La traduction comme lieu de transgression
Camille Logoz, 19 février 2024
Les traductions jettent des ponts entre les langues et contribuent à la compréhension entre les cultures dans un pays plurilingue comme la Suisse. Afin de donner une plateforme aux personnes qui effectuent quotidiennement ce travail, la Fondation ch a créé le festival aller↔retour. Le 9 mars 2024, la prochaine édition sera consacrée au thème de la transgression. La directrice de la programmation du festival, Camille Logoz, explique ce choix.
Quand nous avons choisi de construire notre festival de traduction et de littérature autour de la notion de transgression, c’était d’abord dans une compréhension minimale du terme : transgresser, c’est passer par-dessus, de l’autre côté, franchir une limite.
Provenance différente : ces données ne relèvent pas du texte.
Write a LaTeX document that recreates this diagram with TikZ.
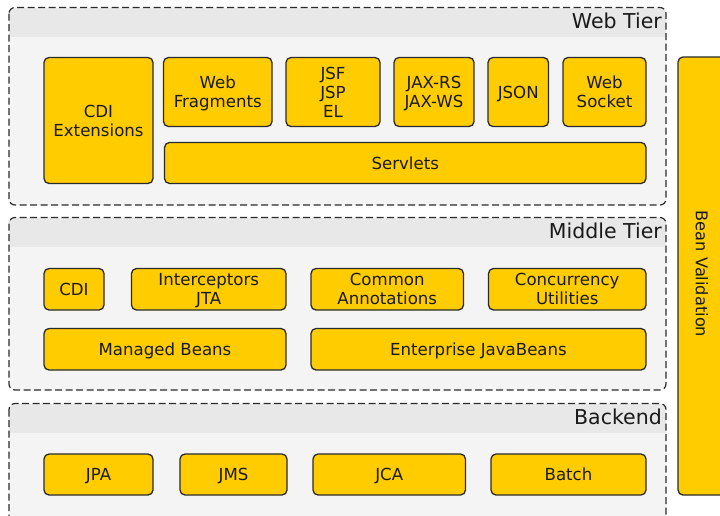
\documentclass[tikz,border=0pt]{standalone}
\usepackage{fontspec}
\setmainfont{DejaVu Sans}
\definecolor{boxfill}{HTML}{FFCC00}
\definecolor{edge}{HTML}{2B2B2B}
\definecolor{tierbody}{HTML}{F4F4F4}
\definecolor{tierband}{HTML}{E8E8E8}
\definecolor{ink}{HTML}{1A1A1A}
\tikzset{
  x=1pt, y=-1pt,
  comp/.style={draw=edge, line width=1.3pt, fill=boxfill, rounded corners=5pt,
    inner sep=0pt, align=center, text=ink, font=\fontsize{16.6}{19}\selectfont,
    text depth=0pt},
  tierframe/.style={draw=edge, line width=1.2pt, dash pattern=on 7pt off 3.5pt, rounded corners=6pt},
  tiertitle/.style={anchor=base east, inner sep=0pt, text=ink, font=\fontsize{20.5}{24}\selectfont}
}
\newcommand\compbox[6]{%
  \node[comp, minimum width={(#4-#2)*1pt}, minimum height={(#5-#3)*1pt}]
    (#1) at ({(#2+#4)/2},{(#3+#5)/2}) {#6};}
\newcommand\tierbox[6]{% name x1 y1 x2 y2 title
  \fill[tierbody, rounded corners=6pt] (#2,#3) rectangle (#4,#5);
  \begin{scope}
    \clip[rounded corners=6pt] (#2,#3) rectangle (#4,#5);
    \fill[tierband] (#2,#3) rectangle (#4,#3+29.5);
  \end{scope}
  \node[draw=none, inner sep=0pt, minimum width={(#4-#2)*1pt}, minimum height={(#5-#3)*1pt}]
    (#1) at ({(#2+#4)/2},{(#3+#5)/2}) {};
  \draw[tierframe] (#2,#3) rectangle (#4,#5);
  \node[tiertitle] (#1title) at (#4-4,#3+21) {#6};}
\begin{document}
\begin{tikzpicture}
\useasboundingbox (0,0) rectangle (720,515);
\clip (0,0) rectangle (720,515);
\fill[white] (0,0) rectangle (720,515);
% Tiers
\tierbox{web}{9}{7.5}{666}{205}{Web Tier}
\tierbox{middle}{9}{217.5}{666}{390}{Middle Tier}
\tierbox{backend}{9}{403.5}{666}{530}{Backend}
% Web tier components
\compbox{cdiext}{44}{57.5}{153}{183.5}{CDI\\Extensions}
\compbox{webfrag}{163.5}{57.5}{272}{126.5}{Web\\Fragments}
\compbox{jsf}{286}{57.5}{380}{126.5}{JSF\\JSP\\EL}
\compbox{jax}{394}{57.5}{474}{126.5}{JAX-RS\\JAX-WS}
\compbox{json}{488}{57.5}{548.5}{126.5}{JSON}
\compbox{websock}{563}{57.5}{646}{126.5}{Web\\Socket}
\compbox{servlets}{164.5}{142.5}{646}{183.5}{Servlets}
% Middle tier components
\compbox{cdi}{44}{268.5}{104}{310}{CDI}
\compbox{interc}{131.5}{268.5}{286}{310}{Interceptors\\JTA}
\compbox{common}{311}{268.5}{463.5}{310}{Common\\Annotations}
\compbox{concur}{488.5}{268.5}{646}{310}{Concurrency\\Utilities}
\compbox{managed}{44}{328.5}{286}{370}{Managed Beans}
\compbox{ejb}{311}{328.5}{646}{370}{Enterprise JavaBeans}
% Backend components
\compbox{jpa}{44}{454}{153}{495}{JPA}
\compbox{jms}{180}{454}{287}{495}{JMS}
\compbox{jca}{313}{454}{465.5}{495}{JCA}
\compbox{batch}{491}{454}{646}{495}{Batch}
% Bean Validation
\node[comp, minimum width=50pt, minimum height=438pt] (beanval) at (703,276) {};
\node[rotate=-90, inner sep=0pt, text=ink, font=\fontsize{16.2}{19}\selectfont] (beanvaltext) at (702,274) {Bean Validation};
\end{tikzpicture}
\end{document}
En cela, la traduction est un lieu de transgression, puisqu’elle réside dans le passage, le décloisonnement, le déplacement des lignes. Elle en tire son élan créatif : transgresser, c’est ne pas (se) conformer, ou alors par des chemins détournés. C’est à tout le moins s’interroger sur les normes, et réfléchir à la place qu’on leur donne. Et dans le cas de la traduction, c’est le faire avec la matière malléable, pétrissable de la langue. C’est la travailler et lui insuffler une étrangeté, de quoi interroger les textes, les genres, et bien sûr la langue elle-même.
Telles sont les démarches que le festival souhaite mettre en avant, avec notamment Alexandre Pateau qui fera entendre la gouaille de la première comédie musicale anticapitaliste (L’opéra de quat’sous de Brecht), ou Marina Skalova qui transmet une parole résistante à travers une poésie militante.
Risques, contraintes, nécessités
Transgresser n’est pas toujours qu’un jeu ou une recherche esthétique ; c’est un effort, un risque, et bien souvent un mécanisme de survie. La transgression dépend des normes, et quand elles sont contraignantes, la transgression n’est plus un choix ; elle devient nécessité. Voilà ce que développeront Rose Labourie et Silvia Albesano, traductrices de Kim de L’Horizon et de son écriture non binaire, ou encore Amir Sarvan, auteur installé en Suisse écrivant en bosniaque.
Mais les limites ne sont pas toujours arbitraires. Certaines sont salvatrices, protectrices, et on ne les transgresse pas sans envahir ou sans que cela ne se fasse à certains dépens. La transgression devient alors violence. C’est la difficulté à laquelle s’est confronté Olivier Mannoni, traducteur spécialisé dans l’histoire du nazisme, qui s’exprimera sur le pouvoir du discours et la perversion du langage. Les traductrices Gaëlle Cogan et Monique Kountangni en sont également conscientes, elles qui intègrent à leur pratique des perspectives féministes et décoloniales.
Ce fil rouge et ces interventions ont pour but de faire surgir la dimension politique de toute transgression – et de toute traduction. Dans quel cadre surgit la transgression ? Quels regards la font apparaître ? Et qui peut s’en réclamer ? Si la norme est unique, les transgressions – et les traductions – sont multiples. Le festival aller-retour se destine à les explorer et à en faire un lieu de réflexion, de recherche et de doute.
Le festival aller↔retour
La Fondation ch soutient depuis 50 ans la traduction littéraire entre les langues nationales et encourage ainsi les échanges littéraires par-delà les frontières linguistiques. Le festival aller↔retour est né en 2019 de la volonté de donner la parole aux traductrices et traducteurs de la Collection ch. Le festival plurilingue s’adresse à un large public, mais il cible aussi les personnes qui travaillent dans ce domaine.
À propos de l'auteure
Directrice de programmation du festival aller↔retour, Camille Logoz travaille en indépendante comme traductrice littéraire, assistante à la mise en scène et médiatrice culturelle. Elle traduit de l’allemand des romans, des pièces de théâtre, des essais, des BD et des livres pour enfants.